そんなもので、歴史家ではないが大阪で起こった歴史的小事件について書いておきたい。
大阪の平和展示施設「ピースおおさか」のことである。
奉安殿 |
ピースおおさかは、大阪府と大阪市が出資する財団が大阪城公園で運営する平和展示施設で、大阪大空襲の展示などのほか、旧日本軍の加害行為とされる内容も展示していた。
しかし大阪市長が橋下徹氏、大阪府知事が松井一郎氏と、大阪維新の会の2人に変わった後、展示が「自虐的だ」などとして見直しの作業が進められた。

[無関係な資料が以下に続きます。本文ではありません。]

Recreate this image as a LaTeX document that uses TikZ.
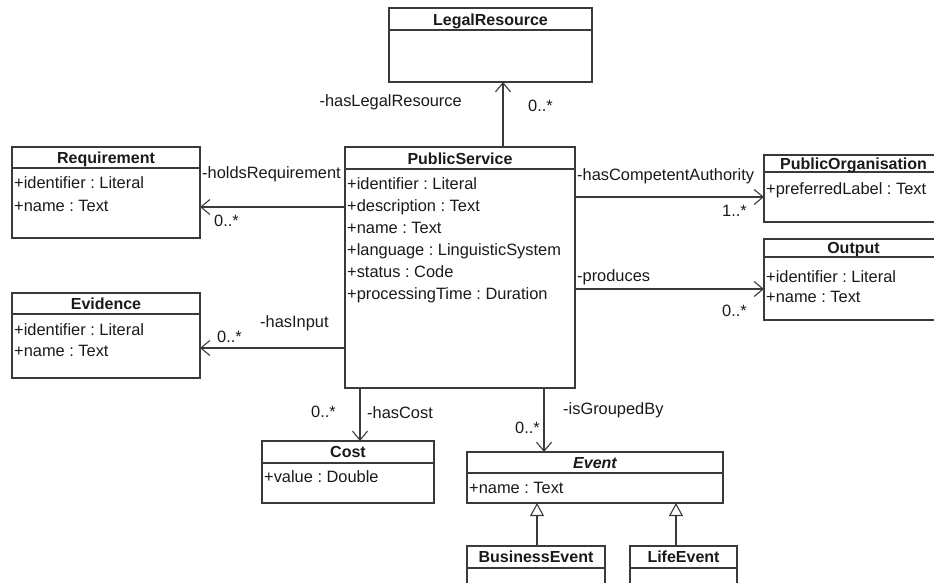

この見直しの過程で、設置理念が骨抜きにされると懸念する市民らが、関連する公文書の情報公開を請求したが、「リニューアルに向けた業務に支障をきたす」などの理由で公開を拒否され、異議を申し立てたが、本来諮られるはずの審査会も開かれないままリニューアルされた。
モニュメント |
この情報公開拒否の不当性を訴えた裁判の判決では、高裁では松井知事吉村市長が、そして2019年5月24日最高裁で松井市長吉村知事が敗訴して確定した。
橋下、松井、吉村各氏のとった不当性が天下に明らかになったのである。
さはさりながら、展示はリニューアルされたままである。
先日、入館して閲覧したが、ほんとうに骨抜きにされている。
こんな戦争があった、あんな戦争があった、アメリカの兵器はすごかった、大阪は焼け野原になった、・・・これでいいのだろうか。
愛知では表現の不自由展が中止させられた、東京都知事は関東大震災時の朝鮮人虐殺を否定するかのようにふるまった。そして大阪の平和展示施設がこうである。
「凡ての大事件の前には必ず小事件が起こるものだ。大事件のみを述べて、小事件を逸するのは古来から歴史家の常に陥る幣竇(へいとう:欠陥)である」と述べた漱石先生の言葉をもう一度噛み締めるべき刻だろう。